People have dreamed about micropayments for decades. What our life could be, if you could reduce cost of transaction to fraction of a penny. Make it close to zero.
It has never happened, as cash transactions have inherent cost of handling that just does not go away. Somebody or some machine needs to physically count it, transport it and store it. It is not that cheap. And card transactions always have had just too many mediators, all asking their minimum transaction fees, thus making very small transactions not worth it. And tech of cards has not been so slick and simple.
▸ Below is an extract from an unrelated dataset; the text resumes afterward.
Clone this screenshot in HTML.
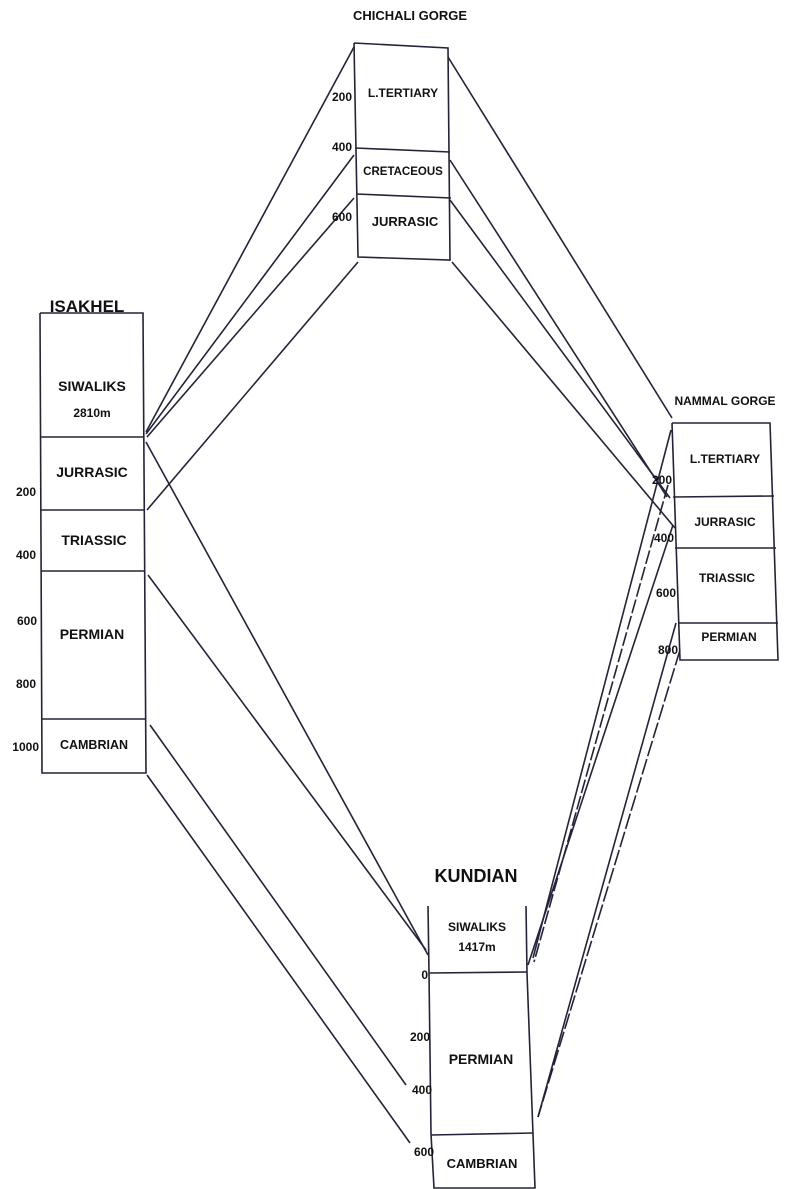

There are those terminals and readers and links, and all of them together generate rather complex landscape.
Bitcoin showed some promise in this field, but it has never caught on in this field. Reasons for that are worth their own article. And it might still happen.
So, enter mobile payments. Tech is extremely available— everybody has a phone or two. Receiving the payments often are couple of clicks away as well. Either to generate QR code or to provision NFC tag. Simple. As long as there are no prohibitive fixed fees for each transaction or any ‘minimum size’ constraints, we can easily see 1¢ or 5¢ becoming commonplace.
What they are good for, you will ask? A lot of stuff! With little bit of brainstorming I have generated following list of possible use cases. And I am sure that this is just the tip of the iceberg:
- Paying for content online. 7¢ per article in Buzzfeed, or 2¢ per gallery in SadAndUseless. Automatically.
- Donating 5¢ to important local cat shelter by just touching picture with a phone, while waiting in line.
- Paying 2¢ per minute to rent beach lounge chair. Pro-rata.
- Charging phone — 1¢ per minute.
- Saving 1¢ towards new TV, from each step from step counter.
Millions of small possibilities. And most of them are hard to imagine right now, as many would arise only because payment itself would allow for such possibility to emerge. For example, we can imagine the future, where 4 floor building has an elevator, that charges 20¢ for each button push. You can choose not to use it, but if you do — you are helping to pay back the mortgage, that has been taken to install the elevator in the first place. Elevator that would not exist without enabling micropayments.
Or bicycle stand. Or beach locker. Or street lantern. Many opportunities and changes that will impact all of us. Hand in hand with Internet of Things.